Monday, Nov. 15, 1937
Army, New War?
Of China's 4,480,992 square miles, Japanese forces held:
This week: 620,107
Week ago: 616,750
Month ago: 565,000
Year ago: 500,000
Japanese brought a new army to the Shanghai sector of the war last week. Hitherto they have bitten at the Shanghai peninsula exclusively along the northern edge of its tip. Last week they landed forces along the southern edge under cover of thick fog. Surprised Chinese battled the Japanese landing parties hand-to-hand, but the Son of Heaven's troops gained a solid footing, preparatory to Japanese efforts to nip off Shanghai from the rest of China by closing pincers from the North and South, now that Japan's frontal attack has failed to take Shanghai for 13 weeks. This week 39 Japanese destroyers and shallow draft gunboats were bombarding the Shanghai peninsula's southern coast and the Japanese landing force, variously estimated between 5,000 and 25,000 had advanced to within 15 mi. of Shanghai.
Two land planes with British markings flew over Japanese positions last week. The British could offer no explanation, saying there were no British land planes nearer than Hong Kong. Japanese resentment, ignited fortnight ago when the British permitted 377 Chinese soldiers to escape to the British lines (TIME, Nov. 8), was at snapping point.

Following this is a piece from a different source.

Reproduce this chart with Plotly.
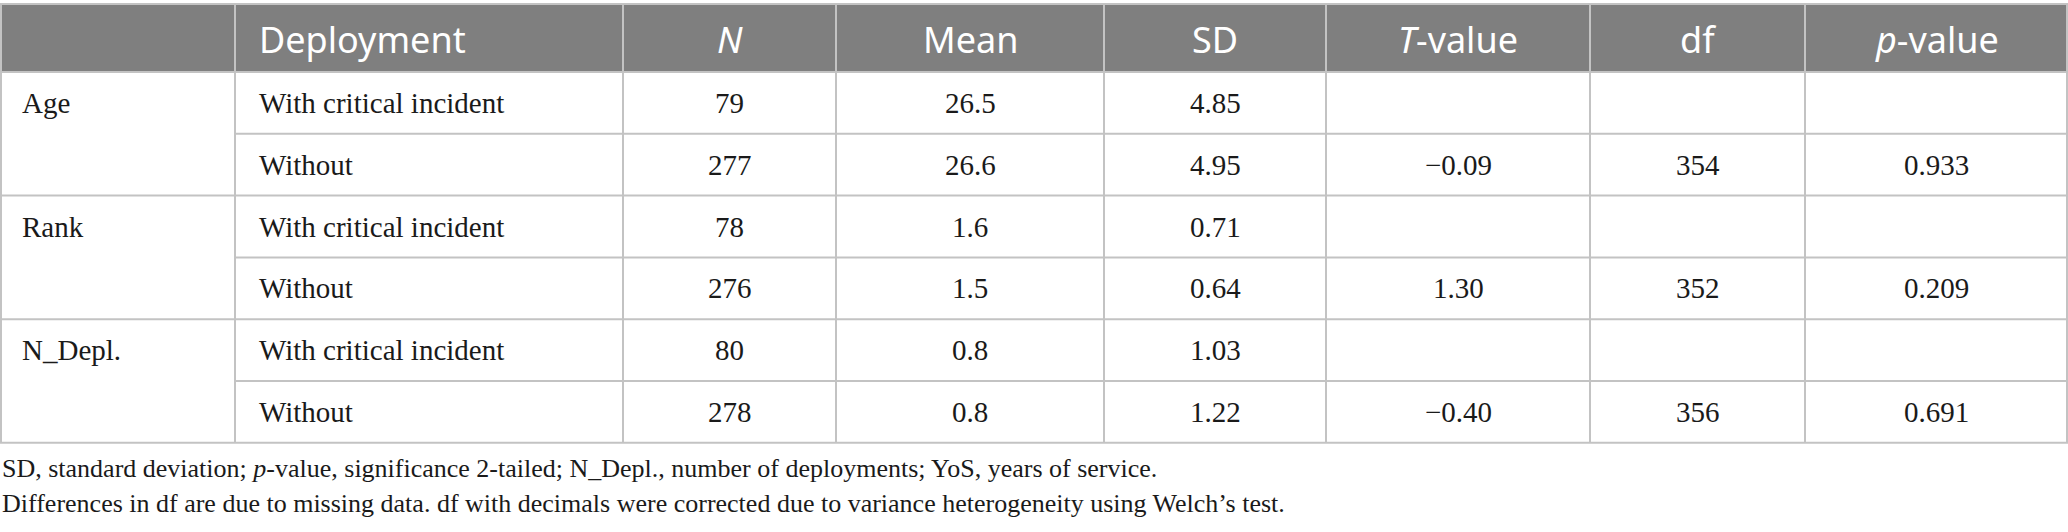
import numpy as np
import plotly.graph_objects as go

# Table content
headers = ["", "Deployment", "<i>N</i>", "Mean", "SD", "<i>T</i>-value", "df", "<i>p</i>-value"]
variables = ["Age", "", "Rank", "", "N_Depl.", ""]
deployment = ["With critical incident", "Without"] * 3
n_vals = ["79", "277", "78", "276", "80", "278"]
mean_vals = ["26.5", "26.6", "1.6", "1.5", "0.8", "0.8"]
sd_vals = ["4.85", "4.95", "0.71", "0.64", "1.03", "1.22"]
t_vals = ["", "\u22120.09", "", "1.30", "", "\u22120.40"]
df_vals = ["", "354", "", "352", "", "356"]
p_vals = ["", "0.933", "", "0.209", "", "0.691"]
footnotes = [
    "SD, standard deviation; <i>p</i>-value, significance 2-tailed; N_Depl., number of deployments; YoS, years of service.",
    "Differences in df are due to missing data. df with decimals were corrected due to variance heterogeneity using Welch\u2019s test.",
]

columns = [variables, deployment, n_vals, mean_vals, sd_vals, t_vals, df_vals, p_vals]

# Geometry (pixels)
W, H = 2068, 532
col_widths = [235, 388, 213, 268, 222, 264, 215, 263]
edges = np.concatenate([[0], np.cumsum(col_widths)])
top, head_bottom, row_h = 4, 72, 61.8
row_edges = head_bottom + row_h * np.arange(len(variables) + 1)
table_bottom = row_edges[-1]

grid = "#c3c3c3"
head_fill = "#7f7f7f"
text_col = "#1a1a1a"
serif = "Liberation Serif, Times New Roman, serif"
sans = "Noto Sans, Open Sans, sans-serif"

fig = go.Figure()
shapes = []
annotations = []

# header band
shapes.append(dict(type="rect", x0=0, x1=W, y0=top, y1=head_bottom,
                   fillcolor=head_fill, line=dict(width=0), layer="below"))

# horizontal lines (the variable column spans two rows, so no line there between pairs)
shapes.append(dict(type="line", x0=0, x1=W, y0=top, y1=top, line=dict(color=grid, width=2)))
shapes.append(dict(type="line", x0=0, x1=W, y0=head_bottom, y1=head_bottom, line=dict(color=grid, width=2)))
for i, y in enumerate(row_edges[1:], start=1):
    x_start = 0 if i % 2 == 0 else edges[1]
    shapes.append(dict(type="line", x0=x_start, x1=W, y0=y, y1=y, line=dict(color=grid, width=2)))

# vertical lines
for x in edges:
    x = min(max(x, 1), W - 1)
    shapes.append(dict(type="line", x0=x, x1=x, y0=top, y1=table_bottom, line=dict(color=grid, width=2)))

# header text
for j, h in enumerate(headers):
    if not h:
        continue
    if j == 1:
        xa, xpos = "left", edges[1] + 22
    else:
        xa, xpos = "center", (edges[j] + edges[j + 1]) / 2
    annotations.append(dict(x=xpos, y=(top + head_bottom) / 2 + 1, text=h, showarrow=False,
                            xanchor=xa, yanchor="middle",
                            font=dict(family=sans, size=36, color="white")))

# body text
for j, col in enumerate(columns):
    for i, val in enumerate(col):
        if not val:
            continue
        yc = (row_edges[i] + row_edges[i + 1]) / 2
        if j == 0:
            xa, xpos = "left", edges[0] + 20
        elif j == 1:
            xa, xpos = "left", edges[1] + 22
        else:
            xa, xpos = "center", (edges[j] + edges[j + 1]) / 2
        annotations.append(dict(x=xpos, y=yc, text=val, showarrow=False,
                                xanchor=xa, yanchor="middle",
                                font=dict(family=serif, size=29, color=text_col)))

# footnotes
for k, note in enumerate(footnotes):
    annotations.append(dict(x=0, y=468 + 35 * k, text=note, showarrow=False,
                            xanchor="left", yanchor="middle",
                            font=dict(family=serif, size=26, color=text_col)))

fig.update_layout(
    width=W, height=H,
    margin=dict(l=0, r=0, t=0, b=0),
    paper_bgcolor="white", plot_bgcolor="white",
    xaxis=dict(range=[0, W], visible=False, fixedrange=True),
    yaxis=dict(range=[H, 0], visible=False, fixedrange=True),
    shapes=shapes, annotations=annotations,
    showlegend=False,
)

fig.write_html("out.html", config={"displayModeBar": False},
               post_script="document.body.style.margin='0';document.body.style.overflow='hidden';")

Amid this tension, Japanese officers, who said they would like to attend last week the funeral of four British soldiers slain by stray shells fortnight ago, were refused permission by the British. Chinese officers were permitted to attend and a swarm of Chinese students dashed through Shanghai streets cheering and waving banners inscribed: "LONG LIVE OUR BRITISH FRIENDS!"
Morale of the Chinese troops continued excellent, but Shanghai's foreign military observers had begun to speak of a probable Chinese G. H. Q. decision to evacuate the whole Shanghai peninsula and this week the evacuation began while jubilant Japanese pounced without resistance upon sectors which for three months have been bitterly contested. The chief technical advisers of the Chinese G. H. Q. are German officers who during the World War served under Ludendorff and Hindenburg. Last week Colonel E. Ott, Military Attache of the German Embassy at Tokyo, had come to Shanghai and was perspiringly explaining to vexed Japanese staff officers how it happens that Adolf Hitler, friend and pact-maker against Communism with Japan though he is (see p. 23), has not pulled out from under the Chinese General Staff its German advisers.
According to Colonel Ott. the Japanese ought to be glad that these German officers have not been replaced by Soviet military experts, and anyhow the German Republic which preceded the Nazis unfortunately gave up the extraterritorial rights of Germans in China. Therefore, perspired Colonel Ott, the Nazis today dare not antagonize the Chinese who could turn around and crack down in their native courts upon Germans any day--whereas U. S., British, French and Japanese citizens in China still are protected by their precious "extraterritorial rights."
The large, continuous Japanese advance in North China was still unchecked last week. In bleak, snow-dusted mountain regions remote from the chattering press typewriters of Shanghai, Japanese overwhelmed Changte on the Peiping-Hankow Railway, the largest city taken since the fall of Shihkiachwang, and rolled westward to the north gate of Taiyuan, the capital of Shansi. Much of this advance was against Chinese troops of the former Communist armies and Tokyo papers headlined "RED ROUT."
The Japanese commander, Lieut. General Seishiro Itagaki, while his motorized divisions roared over a Chinese strategic highway built by famed "Model Governor" Yen Hsi-shan of Shansi, announced: "We are pursuing the disorganized Chinese troops so fast that they are unable to reform their lines in the strong positions which they had prepared earlier in anticipation of their retreat."
Paradoxically, the approach of sub-zero weather in Manchukuo and adjoining Soviet territory was considered by experienced Far East military observers a point in favor of a Japanese-Russian clash in this region soon, not a point against. The intense cold will freeze the swamps and marshlands of the Soviet-Manchukuo frontier solidly enough to permit tanks and armored cars to operate over what in decent weather would be virtually impassable. For some time it has been noticed that Japanese troops at Shanghai consist mainly of soldiers aged 30 and upwards, the younger and hardier troops of the Son of Heaven being elsewhere. This week Japan was said to have over 200,000 of her best-equipped forces in Manchukuo, partly to cow and suppress native insurgence and uprisings against the Japanese--of which, apparently, there is plenty --partly, in case one more war breaks out in the Far East because it is getting too cold to be fit weather for man or beast-- just right for mechanized warfare.